Clinton campaign manager compares DNC hack to Watergate
Democratic presidential nominee Hillary Clinton’s former campaign manager on Tuesday likened the hack of the Democratic National Committee (DNC) to the Watergate scandal and pushed for reforms to safeguard the country’s democratic institutions.
In an op-ed published Tuesday in The New York Times, Robby Mook said the immediate reaction to the hacks at the DNC was “nothing like what followed Watergate.”
“That’s because most of us don’t think of hacking as a crime like breaking and entering,” Mook wrote.
“They’re not the same. A leak occurs when someone who is authorized to have information gives it to a reporter without authorization,” he said, citing the release last year of a 2005 “Access Hollywood” tape in which Trump is heard making lewd comments about women.
“Leaks are frustrating, and they happen all the time,” he wrote.
“What Mr. Putin did by dumping Democrats’ emails wasn’t a leak; it was an attack with stolen information.”
Mook said the issue of cybersecurity is not a partisan issue, noting Russian President Vladimir Putin is not a registered Democrat or Republican, but is instead “anti-American.”
“To justify what Mr.
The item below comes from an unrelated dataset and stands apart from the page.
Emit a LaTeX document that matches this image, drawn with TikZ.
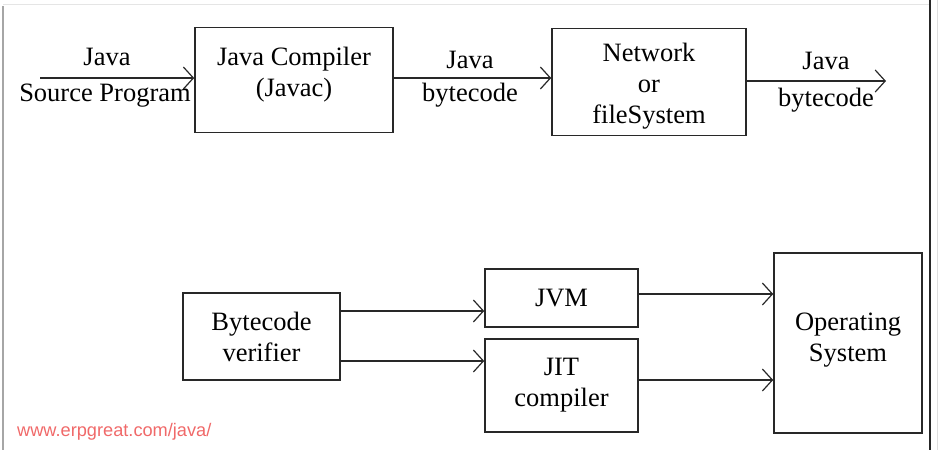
\documentclass[tikz,border=0pt]{standalone}
\usepackage{fontspec}
\setmainfont{Liberation Serif}
\newfontfamily\wmfont{Liberation Sans}
\usetikzlibrary{arrows.meta}
\definecolor{wmred}{RGB}{240,105,105}
\definecolor{boxline}{RGB}{40,40,40}
\tikzset{
  box/.style={draw=boxline, line width=1.6pt, inner sep=0pt, align=center,
    font=\fontsize{26.5}{31}\selectfont},
  lbl/.style={inner sep=0pt, align=center, font=\fontsize{26.5}{31}\selectfont},
  conn/.style={draw=boxline, line width=1.3pt, -{Straight Barb[length=10pt,width=22pt,line width=1.2pt]}}
}
\begin{document}
\begin{tikzpicture}[x=1pt,y=-1pt]
\useasboundingbox (0,0) rectangle (939,450);
% frame lines
\draw[draw=gray!70, line width=2pt] (3,6) -- (3,450);
\draw[draw=gray!20, line width=1pt] (3,4) -- (930,4);
\draw[draw=black!85, line width=1.2pt] (930,0) -- (930,450);
\draw[draw=gray!25, line width=1pt] (937,0) -- (937,450);
% boxes
\node[box, minimum width=198pt, minimum height=105pt] (javac) at (294,80) {\raisebox{5pt}[\height][\depth]{\begin{tabular}{@{}c@{}}Java Compiler\\(Javac)\end{tabular}}};
\node[box, minimum width=194pt, minimum height=107pt] (net) at (649,82) {\raisebox{-4pt}[\height][\depth]{\begin{tabular}{@{}c@{}}Network\\or\\fileSystem\end{tabular}}};
\node[box, minimum width=157pt, minimum height=87pt] (verif) at (261.5,336.5) {Bytecode\\verifier};
\node[box, minimum width=153pt, minimum height=58pt] (jvm) at (561.5,298) {JVM};
\node[box, minimum width=153pt, minimum height=93pt] (jit) at (561.5,385.5) {JIT\\compiler};
\node[box, minimum width=148pt, minimum height=180pt] (os) at (848,343) {\raisebox{3pt}[\height][\depth]{\begin{tabular}{@{}c@{}}Operating\\System\end{tabular}}};
% free ends
\coordinate (srcstart) at (40,78);
\coordinate (outend) at (886,81);
% connectors
\draw[conn] (srcstart) -- (javac.west |- srcstart);
\draw[conn] (javac.east |- 0,78) -- (net.west |- 0,78);
\draw[conn] (net.east |- outend) -- (outend);
\draw[conn] (verif.east |- 0,311) -- (jvm.west |- 0,311);
\draw[conn] (verif.east |- 0,361) -- (jit.west |- 0,361);
\draw[conn] (jvm.east |- 0,294) -- (os.west |- 0,294);
\draw[conn] (jit.east |- 0,380) -- (os.west |- 0,380);
% labels
\node[lbl] (l1) at (107,57) {Java};
\node[lbl] (l2) at (105,96) {Source Program};
\node[lbl] (l3) at (470,60) {Java};
\node[lbl] (l4) at (470,95) {bytecode};
\node[lbl] (l5) at (826,61) {Java};
\node[lbl] (l6) at (826,100) {bytecode};
% watermark
\node[inner sep=0pt, text=wmred, font=\wmfont\fontsize{18.2}{20}\selectfont, anchor=west] (wm) at (17,432) {www.erpgreat.com/java/};
\end{tikzpicture}
\end{document}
Putin did, or to blame the victim, as Mr. Trump and his staff have chosen to do, simply leaves them, and all of us, under threat, because the next attack may be aimed not at a political party, but at the White House or the Pentagon,” he wrote.
Americans must do a better job of protecting themselves, he said.
“Law enforcement needs to create better bridges between the intelligence services that monitor attacks and the individuals and organizations they affect,” he wrote.
“There are very few protocols for the FBI and CIA to alert and assist potential victims. Our democratic structures — elections equipment and officials, elected officials and candidates, activists and reporters — must be elevated as a priority.”
Mook noted that the Obama administration earlier this month announced it had designated the country’s election infrastructure as “critical.”
“But we must do much more to protect the people who animate our democratic process. Imagine how stolen information could be (or already has been) used to influence or corrupt officeholders, or voters themselves,” he said.
“Watergate inspired greater vigilance in the press and prompted major reforms to safeguard our democratic institutions. We need to do that again.”
The intelligence community said in a declassified report earlier this month that Putin had ordered a widespread influence campaign intended to help elect Trump. The report said Russia’s goals were to “undermine public faith in the U.S. democratic process, denigrate Secretary Clinton, and harm her electability and potential presidency.”
After the release of the report, members of Trump’s team blasted the DNC for not having better protections in place and emphasized Russia’s failure to actually disrupt the country’s democracy and influence election results.